Your objective >> Without further comment, state how many lines in the listing below contain the word "this".
[Start]
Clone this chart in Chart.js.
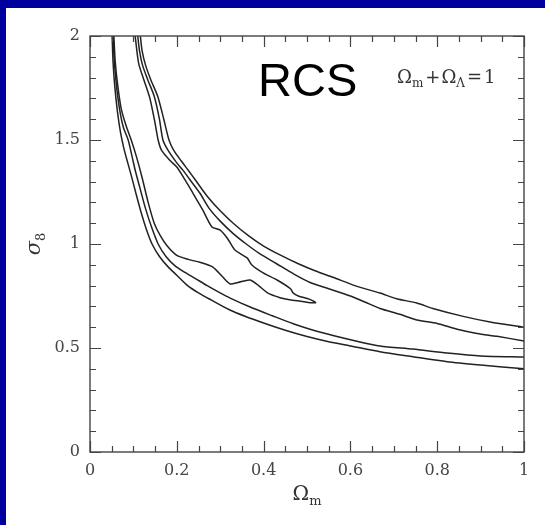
<!DOCTYPE html>
<html>
<head>
<meta charset="utf-8">
<script src="https://cdn.jsdelivr.net/npm/chart.js@4.4.1/dist/chart.umd.min.js"></script>
<style>
  html, body { margin:0; padding:0; width:545px; height:525px; overflow:hidden; background:#00009E; }
  #panel { position:absolute; left:6px; top:8px; width:539px; height:517px; background:#ffffff; }
  canvas { display:block; }
</style>
</head>
<body>
<div id="panel"><canvas id="c" width="539" height="517"></canvas></div>
<script>
// ---- data (x = Omega_m, y = sigma_8) ----
const xTickValues = [0, 0.2, 0.4, 0.6, 0.8, 1];
const yTickValues = [0, 0.5, 1, 1.5, 2];
const xTickMarks = [0,0.05,0.1,0.15,0.2,0.25,0.3,0.35,0.4,0.45,0.5,0.55,0.6,0.65,0.7,0.75,0.8,0.85,0.9,0.95,1];
const yTickMarks = [0,0.1,0.2,0.3,0.4,0.5,0.6,0.7,0.8,0.9,1,1.1,1.2,1.3,1.4,1.5,1.6,1.7,1.8,1.9,2];

// outer contour, lower-left branch
const outerLower = [[0.051,2.0],[0.053,1.88],[0.057,1.76],[0.063,1.64],[0.070,1.54],[0.078,1.46],[0.087,1.39],[0.095,1.33],[0.105,1.25],[0.118,1.15],[0.130,1.07],[0.143,1.0],[0.16,0.94],[0.18,0.89],[0.2,0.85],[0.225,0.80],[0.25,0.765],[0.28,0.73],[0.32,0.685],[0.36,0.65],[0.40,0.62],[0.45,0.585],[0.50,0.555],[0.55,0.53],[0.60,0.51],[0.668,0.482],[0.744,0.458],[0.823,0.434],[0.90,0.418],[1.0,0.40]];
// middle contour, lower-left branch
const middleLower = [[0.053,2.0],[0.056,1.88],[0.061,1.76],[0.068,1.65],[0.077,1.56],[0.088,1.5],[0.097,1.42],[0.104,1.356],[0.115,1.27],[0.128,1.17],[0.142,1.08],[0.157,1.0],[0.175,0.94],[0.196,0.895],[0.22,0.862],[0.242,0.835],[0.27,0.8],[0.3,0.765],[0.323,0.74],[0.369,0.697],[0.42,0.655],[0.47,0.615],[0.507,0.59],[0.56,0.56],[0.61,0.535],[0.668,0.51],[0.744,0.495],[0.823,0.476],[0.9,0.462],[1.0,0.457]];
// inner (closed) contour
const innerContour = [[0.055,2.0],[0.058,1.88],[0.064,1.76],[0.072,1.65],[0.083,1.57],[0.095,1.5],[0.107,1.42],[0.12,1.32],[0.134,1.2],[0.148,1.1],[0.162,1.04],[0.178,0.99],[0.2,0.945],[0.228,0.925],[0.253,0.912],[0.283,0.889],[0.306,0.841],[0.323,0.808],[0.341,0.815],[0.369,0.827],[0.392,0.794],[0.41,0.764],[0.438,0.742],[0.46,0.732],[0.49,0.724],[0.507,0.718],[0.52,0.718],[0.505,0.735],[0.48,0.75],[0.468,0.765],[0.462,0.785],[0.431,0.827],[0.399,0.861],[0.373,0.899],[0.362,0.933],[0.334,0.971],[0.316,1.029],[0.3,1.067],[0.281,1.082],[0.26,1.163],[0.237,1.245],[0.219,1.308],[0.2,1.37],[0.185,1.4],[0.165,1.45],[0.157,1.5],[0.15,1.58],[0.138,1.70],[0.124,1.79],[0.112,1.87],[0.104,2.0]];
// middle contour, upper-right branch
const middleUpper = [[0.11,2.0],[0.114,1.93],[0.121,1.86],[0.133,1.79],[0.148,1.71],[0.16,1.6],[0.168,1.5],[0.18,1.45],[0.2,1.39],[0.214,1.355],[0.23,1.31],[0.253,1.245],[0.275,1.17],[0.3,1.11],[0.33,1.05],[0.36,1.0],[0.39,0.955],[0.43,0.905],[0.47,0.855],[0.507,0.815],[0.55,0.785],[0.60,0.75],[0.64,0.715],[0.668,0.69],[0.714,0.662],[0.753,0.635],[0.8,0.618],[0.846,0.59],[0.892,0.57],[0.938,0.556],[1.0,0.534]];
// outer contour, upper-right branch
const outerUpper = [[0.116,2.0],[0.12,1.93],[0.128,1.86],[0.14,1.79],[0.156,1.71],[0.17,1.6],[0.182,1.5],[0.193,1.45],[0.21,1.40],[0.228,1.35],[0.242,1.31],[0.27,1.23],[0.3,1.16],[0.33,1.1],[0.365,1.04],[0.40,0.99],[0.44,0.945],[0.48,0.905],[0.52,0.87],[0.56,0.84],[0.61,0.80],[0.668,0.764],[0.707,0.737],[0.753,0.716],[0.79,0.69],[0.86,0.652],[0.922,0.625],[1.0,0.60]];

const contours = [outerLower, middleLower, innerContour, middleUpper, outerUpper];

const SERIF = '"DejaVu Serif", "Liberation Serif", serif';
const AXIS = '#444';

function drawParts(ctx, parts, x, y, align) {
  let total = 0;
  parts.forEach(p => { ctx.font = p.font; total += ctx.measureText(p.t).width + (p.gap || 0); });
  let cx = align === 'center' ? x - total / 2 : x;
  parts.forEach(p => {
    ctx.font = p.font;
    ctx.fillText(p.t, cx, y + (p.dy || 0));
    cx += ctx.measureText(p.t).width + (p.gap || 0);
  });
}

const framePlugin = {
  id: 'frame',
  afterDatasetsDraw(chart) {
    const { ctx, chartArea: a, scales: { x, y } } = chart;
    ctx.save();
    ctx.strokeStyle = AXIS;
    ctx.lineWidth = 1.4;
    ctx.strokeRect(a.left, a.top, a.right - a.left, a.bottom - a.top);
    ctx.lineWidth = 1.2;
    ctx.beginPath();
    xTickMarks.forEach(v => {
      const px = Math.round(x.getPixelForValue(v)) + 0.5;
      const L = xTickValues.includes(v) ? 11 : 6;
      ctx.moveTo(px, a.bottom); ctx.lineTo(px, a.bottom - L);
      ctx.moveTo(px, a.top); ctx.lineTo(px, a.top + L);
    });
    yTickMarks.forEach(v => {
      const py = Math.round(y.getPixelForValue(v)) + 0.5;
      const L = yTickValues.includes(v) ? 11 : 6;
      ctx.moveTo(a.left, py); ctx.lineTo(a.left + L, py);
      ctx.moveTo(a.right, py); ctx.lineTo(a.right - L, py);
    });
    ctx.stroke();
    ctx.restore();
  },
  afterDraw(chart) {
    const { ctx, chartArea: a } = chart;
    ctx.save();
    ctx.fillStyle = '#333';
    ctx.textBaseline = 'alphabetic';
    // x-axis title  Ω_m
    drawParts(ctx, [
      { t: 'Ω', font: '20px ' + SERIF },
      { t: 'm', font: '13px ' + SERIF, dy: 5 }
    ], (a.left + a.right) / 2, 492, 'center');
    // y-axis title  σ_8 (rotated)
    ctx.translate(34, (a.top + a.bottom) / 2);
    ctx.rotate(-Math.PI / 2);
    drawParts(ctx, [
      { t: 'σ', font: 'italic 21px ' + SERIF },
      { t: '8', font: '13px ' + SERIF, dy: 5 }
    ], 0, 0, 'center');
    ctx.restore();

    ctx.save();
    // RCS label
    ctx.fillStyle = '#000';
    ctx.font = '47px "Liberation Sans", Arial, sans-serif';
    ctx.textBaseline = 'alphabetic';
    ctx.fillText('RCS', 252, 88);
    // Ω_m + Ω_Λ = 1
    ctx.fillStyle = '#333';
    drawParts(ctx, [
      { t: 'Ω', font: '18px ' + SERIF },
      { t: 'm', font: '12px ' + SERIF, dy: 4, gap: 2 },
      { t: '+', font: '18px ' + SERIF, gap: 1 },
      { t: 'Ω', font: '18px ' + SERIF },
      { t: 'Λ', font: '12px ' + SERIF, dy: 4, gap: 2 },
      { t: '=', font: '18px ' + SERIF, gap: 2 },
      { t: '1', font: '18px ' + SERIF }
    ], 391, 75, 'left');
    ctx.restore();
  }
};

new Chart(document.getElementById('c'), {
  type: 'scatter',
  data: {
    datasets: contours.map(c => ({
      data: c.map(p => ({ x: p[0], y: p[1] })),
      showLine: true,
      borderColor: '#222',
      borderWidth: 1.5,
      pointRadius: 0,
      tension: 0.25,
      fill: false
    }))
  },
  options: {
    responsive: false,
    animation: false,
    events: [],
    layout: { padding: { top: 28, right: 21, left: 0, bottom: 0 } },
    plugins: { legend: { display: false }, tooltip: { enabled: false } },
    scales: {
      x: {
        type: 'linear', min: 0, max: 1,
        grid: { display: false, drawTicks: false }, border: { display: false },
        afterBuildTicks: s => { s.ticks = xTickValues.map(v => ({ value: v })); },
        afterFit: s => { s.height = 73; },
        ticks: {
          padding: 9, color: AXIS, maxRotation: 0, autoSkip: false,
          font: { family: SERIF, size: 16 },
          callback: v => String(Number(v.toFixed(2)))
        }
      },
      y: {
        type: 'linear', min: 0, max: 2,
        grid: { display: false, drawTicks: false }, border: { display: false },
        afterBuildTicks: s => { s.ticks = yTickValues.map(v => ({ value: v })); },
        afterFit: s => { s.width = 84; },
        ticks: {
          padding: 10, color: AXIS, autoSkip: false,
          font: { family: SERIF, size: 16 },
          callback: v => String(Number(v.toFixed(2)))
        }
      }
    }
  },
  plugins: [framePlugin]
});
</script>
</body>
</html>
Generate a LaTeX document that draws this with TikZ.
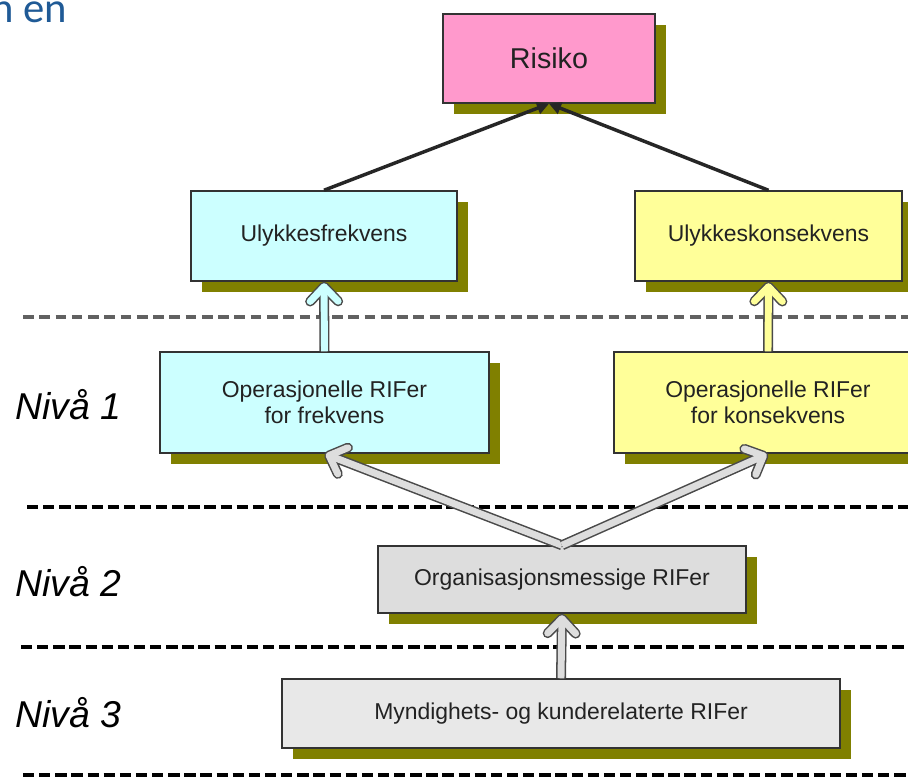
\documentclass[tikz,border=0pt]{standalone}
\usepackage{fontspec}
\setmainfont{Liberation Sans}
\newfontfamily\titlefont{Carlito}
\usetikzlibrary{arrows.meta,shadows,calc}
\definecolor{shadowolive}{HTML}{808000}
\definecolor{pinkfill}{HTML}{FF99CC}
\definecolor{cyanfill}{HTML}{CCFFFF}
\definecolor{yellowfill}{HTML}{FFFF99}
\definecolor{grayfill}{HTML}{DDDDDD}
\definecolor{lightgrayfill}{HTML}{E8E8E8}
\definecolor{titleblue}{HTML}{1F5A96}
\definecolor{textdark}{HTML}{222222}
\definecolor{arrowedge}{HTML}{4A4A4A}
\tikzset{
  box/.style={rectangle, draw=black!80, line width=1.1pt, inner sep=0pt, align=center,
    text=textdark, font=\fontsize{17.2pt}{19.5pt}\selectfont,
    drop shadow={fill=shadowolive, opacity=1, shadow xshift=8.25pt, shadow yshift=-8.25pt}},
  levellabel/.style={anchor=base west, inner sep=0pt, font=\fontsize{28pt}{30pt}\selectfont\itshape, text=black},
  grayrule/.style={draw=black!62, line width=3pt, dash pattern=on 8pt off 4.2pt},
  blackrule/.style={draw=black, line width=2.6pt, dash pattern=on 8.5pt off 3.6pt},
  thinarrow/.style={draw=black!85, line width=2.6pt, -{Triangle[length=9pt,width=9pt]}},
  blockout/.style={draw=arrowedge, line width=7.5pt, -{Straight Barb[length=11pt,width=21pt,round]}},
  blockin/.style={line width=5.2pt, shorten >=1.1pt, -{Straight Barb[length=11pt,width=21pt,round]}},
}
\newcommand{\blockarrow}[3]{%
  \draw[blockout] (#2) -- (#3);
  \draw[blockin, draw=#1] (#2) -- (#3);}
\begin{document}
\begin{tikzpicture}[x=0.75pt,y=-0.75pt]
\clip (0,0) rectangle (908,782);
\fill[white] (0,0) rectangle (908,782);

% title fragment
\node[anchor=base west, inner sep=0pt, text=titleblue, font=\titlefont\fontsize{32pt}{36pt}\selectfont] (title) at (-9,22) {n en};

% level rules
\draw[grayrule] (23,317) -- (908,317);
\draw[blackrule] (27,507) -- (908,507);
\draw[blackrule] (21,647) -- (908,647);
\draw[blackrule] (23,775) -- (908,775);

% level labels
\node[levellabel] (n1) at (15,419) {Nivå 1};
\node[levellabel] (n2) at (15,596) {Nivå 2};
\node[levellabel] (n3) at (15,727) {Nivå 3};

% boxes
\node[box, fill=pinkfill, minimum width=159pt, minimum height=66.75pt, font=\fontsize{21.5pt}{24pt}\selectfont] (ri) at (549,58.5) {Risiko};
\node[box, fill=cyanfill, minimum width=199.5pt, minimum height=67.5pt] (uf) at (324,236) {Ulykkesfrekvens};
\node[box, fill=yellowfill, minimum width=200.25pt, minimum height=67.5pt] (uk) at (768.5,236) {Ulykkeskonsekvens};
\node[box, fill=cyanfill, minimum width=246.75pt, minimum height=75.75pt] (of) at (324.5,402.5) {Operasjonelle RIFer\\for frekvens};
\node[box, fill=yellowfill, minimum width=231pt, minimum height=75.75pt] (ok) at (768,402.5) {Operasjonelle RIFer\\for konsekvens};
\node[box, fill=grayfill, minimum width=276pt, minimum height=50.25pt] (om) at (562,579.5) {Organisasjonsmessige RIFer};
\node[box, fill=lightgrayfill, minimum width=418.5pt, minimum height=51.75pt] (my) at (561,713.5) {Myndighets- og kunderelaterte RIFer};

% connectors
\draw[thinarrow] (uf.north) -- (ri.south);
\draw[thinarrow] (uk.north) -- (ri.south);
\blockarrow{cyanfill}{of.north}{uf.south}
\blockarrow{yellowfill}{ok.north}{uk.south}
\blockarrow{grayfill}{om.north}{of.south}
\blockarrow{grayfill}{om.north}{ok.south}
\blockarrow{grayfill}{my.north}{om.south}
\end{tikzpicture}
\end{document}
[End]
Task response >> 2